═══ Data ═══

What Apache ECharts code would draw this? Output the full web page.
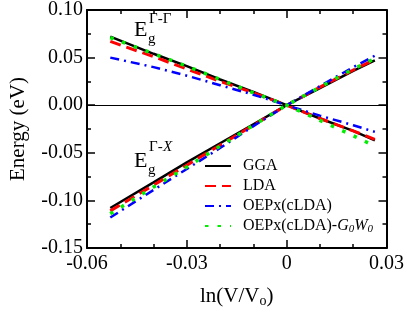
<!DOCTYPE html>
<html>
<head>
<meta charset="utf-8">
<script src="https://cdn.jsdelivr.net/npm/echarts@6/dist/echarts.min.js"></script>
<style>html,body{margin:0;padding:0;background:#fff;}#c{width:407px;height:313px;}</style>
</head>
<body>
<div id="c"></div>
<script>
// ---- data ----
var lnV = [-0.053, -0.04, -0.03, -0.02, -0.01, 0, 0.01, 0.02, 0.0265];
// Gamma-Gamma gap shifts (eV)
var ggaGG = [0.072, 0.054, 0.041, 0.027, 0.014, 0.000, -0.014, -0.027, -0.037];
var ldaGG = [0.067, 0.051, 0.038, 0.025, 0.013, 0.000, -0.014, -0.027, -0.036];
var oepGG = [0.050, 0.040, 0.031, 0.021, 0.011, 0.000, -0.011, -0.021, -0.028];
var gwGG  = [0.071, 0.054, 0.041, 0.027, 0.013, 0.000, -0.016, -0.032, -0.043];
// Gamma-X gap shifts (eV)
var ggaGX = [-0.108, -0.081, -0.060, -0.040, -0.020, 0.000, 0.018, 0.036, 0.047];
var ldaGX = [-0.111, -0.084, -0.063, -0.042, -0.021, 0.000, 0.019, 0.037, 0.048];
var oepGX = [-0.118, -0.089, -0.067, -0.045, -0.022, 0.000, 0.020, 0.040, 0.052];
var gwGX  = [-0.114, -0.086, -0.065, -0.043, -0.021, 0.000, 0.019, 0.038, 0.049];
var names = ['GGA', 'LDA', 'OEPx(cLDA)', 'OEPx(cLDA)-G0W0'];
var xTicks = [-0.06, 0.03, 0.03]; // min, max, interval
var yTicks = [-0.15, 0.10, 0.05];

function pairs(ys) { return lnV.map(function (x, i) { return [x, ys[i]]; }); }

var FONT = '"Liberation Serif", serif';
var styles = [
  { color: '#000000', width: 2.5, type: 'solid' },
  { color: '#ff0000', width: 3, type: [11, 6] },
  { color: '#0000ff', width: 2.5, type: [9, 5, 2, 5] },
  { color: '#00ee00', width: 3.5, type: [3.5, 9] }
];
var sets = [[ggaGG, ggaGX], [ldaGG, ldaGX], [oepGG, oepGX], [gwGG, gwGX]];

var series = [];
sets.forEach(function (s, k) {
  s.forEach(function (ys, j) {
    series.push({
      name: names[k], type: 'line', data: pairs(ys), symbol: 'none', showSymbol: false,
      lineStyle: { color: styles[k].color, width: styles[k].width, type: styles[k].type, cap: 'butt' },
      itemStyle: { color: styles[k].color },
      z: 3 + k, animation: false, silent: true
    });
  });
});
series[0].markLine = {
  silent: true, symbol: ['none', 'none'], label: { show: false },
  lineStyle: { color: '#000', width: 1, type: 'solid' },
  data: [{ yAxis: 0 }], animation: false
};

function mkAxis(pos, rng, split, showLabel, fmt, margin) {
  return {
    type: 'value', position: pos, min: rng[0], max: rng[1], interval: rng[2],
    axisLine: { show: true, onZero: false, lineStyle: { color: '#000', width: 2 } },
    axisTick: { show: true, inside: true, length: 8, lineStyle: { color: '#000', width: 1.5 } },
    minorTick: { show: true, splitNumber: split, length: 4, lineStyle: { color: '#000', width: 1.5 } },
    splitLine: { show: false },
    minorSplitLine: { show: false },
    axisLabel: {
      show: showLabel, margin: margin, formatter: fmt,
      fontFamily: FONT, fontSize: 20, color: '#000'
    }
  };
}
var fmtX = function (v) { return Math.abs(v) < 1e-9 ? '0' : v.toFixed(2); };
var fmtY = function (v) { return v.toFixed(2); };

var xb = mkAxis('bottom', xTicks, 3, true, fmtX, 6);
xb.name = '{a|ln(V/V}{b|o}{a|)}';
xb.nameLocation = 'middle';
xb.nameGap = 36;
xb.nameTextStyle = { rich: {
  a: { fontFamily: FONT, fontSize: 21, color: '#000', lineHeight: 22 },
  b: { fontFamily: FONT, fontSize: 14, color: '#000', padding: [10, 0, 0, 0] }
} };
var xt = mkAxis('top', xTicks, 3, false, fmtX, 6);
var yl = mkAxis('left', yTicks, 2, true, fmtY, 4);
yl.name = 'Energy (eV)';
yl.nameLocation = 'middle';
yl.nameGap = 58;
yl.nameTextStyle = { fontFamily: FONT, fontSize: 21, color: '#000' };
var yr = mkAxis('right', yTicks, 2, false, fmtY, 4);

var option = {
  animation: false,
  grid: { left: 76, right: 19, top: 7, bottom: 60 },
  xAxis: [xb, xt],
  yAxis: [yl, yr],
  legend: {
    orient: 'vertical', left: 199, top: 153,
    itemWidth: 26, itemHeight: 14, itemGap: 4,
    data: names,
    itemStyle: { opacity: 0 },
    textStyle: {
      fontFamily: FONT, fontSize: 16, color: '#000', padding: [0, 0, 0, 7],
      rich: {
        n: { fontFamily: FONT, fontSize: 16, color: '#000' },
        i: { fontFamily: FONT, fontSize: 16, color: '#000', fontStyle: 'italic' },
        s: { fontFamily: FONT, fontSize: 11, color: '#000', fontStyle: 'italic', padding: [7, 0, 0, 0] }
      }
    },
    formatter: function (n) {
      return n === 'OEPx(cLDA)-G0W0' ? '{n|OEPx(cLDA)-}{i|G}{s|0}{i|W}{s|0}' : n;
    }
  },
  graphic: [
    { type: 'text', left: 134, top: 19, style: { text: 'E', font: '22px "Liberation Serif"', fill: '#000' } },
    { type: 'text', left: 149, top: 12, style: { text: 'Γ-Γ', font: '15px "Liberation Serif"', fill: '#000' } },
    { type: 'text', left: 148, top: 32, style: { text: 'g', font: '15px "Liberation Serif"', fill: '#000' } },
    { type: 'text', left: 134, top: 150, style: { text: 'E', font: '22px "Liberation Serif"', fill: '#000' } },
    { type: 'text', left: 149, top: 140, style: { text: 'Γ-', font: '15px "Liberation Serif"', fill: '#000' } },
    { type: 'text', left: 163, top: 140, style: { text: 'X', font: 'italic 15px "Liberation Serif"', fill: '#000' } },
    { type: 'text', left: 148, top: 163, style: { text: 'g', font: '15px "Liberation Serif"', fill: '#000' } }
  ],
  series: series
};

var chart = echarts.init(document.getElementById('c'), null, { renderer: 'canvas' });
chart.setOption(option);
</script>
</body>
</html>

═══

## Aim
Extract, word for word, each line from the top of the data down to and including the line with "lnV.map(function (x, i)"; skip the pictures.

## Final result
What Apache ECharts code would draw this? Output the full web page.
<!DOCTYPE html>
<html>
<head>
<meta charset="utf-8">
<script src="https://cdn.jsdelivr.net/npm/echarts@6/dist/echarts.min.js"></script>
<style>html,body{margin:0;padding:0;background:#fff;}#c{width:407px;height:313px;}</style>
</head>
<body>
<div id="c"></div>
<script>
// ---- data ----
var lnV = [-0.053, -0.04, -0.03, -0.02, -0.01, 0, 0.01, 0.02, 0.0265];
// Gamma-Gamma gap shifts (eV)
var ggaGG = [0.072, 0.054, 0.041, 0.027, 0.014, 0.000, -0.014, -0.027, -0.037];
var ldaGG = [0.067, 0.051, 0.038, 0.025, 0.013, 0.000, -0.014, -0.027, -0.036];
var oepGG = [0.050, 0.040, 0.031, 0.021, 0.011, 0.000, -0.011, -0.021, -0.028];
var gwGG  = [0.071, 0.054, 0.041, 0.027, 0.013, 0.000, -0.016, -0.032, -0.043];
// Gamma-X gap shifts (eV)
var ggaGX = [-0.108, -0.081, -0.060, -0.040, -0.020, 0.000, 0.018, 0.036, 0.047];
var ldaGX = [-0.111, -0.084, -0.063, -0.042, -0.021, 0.000, 0.019, 0.037, 0.048];
var oepGX = [-0.118, -0.089, -0.067, -0.045, -0.022, 0.000, 0.020, 0.040, 0.052];
var gwGX  = [-0.114, -0.086, -0.065, -0.043, -0.021, 0.000, 0.019, 0.038, 0.049];
var names = ['GGA', 'LDA', 'OEPx(cLDA)', 'OEPx(cLDA)-G0W0'];
var xTicks = [-0.06, 0.03, 0.03]; // min, max, interval
var yTicks = [-0.15, 0.10, 0.05];

function pairs(ys) { return lnV.map(function (x, i) { return [x, ys[i]]; }); }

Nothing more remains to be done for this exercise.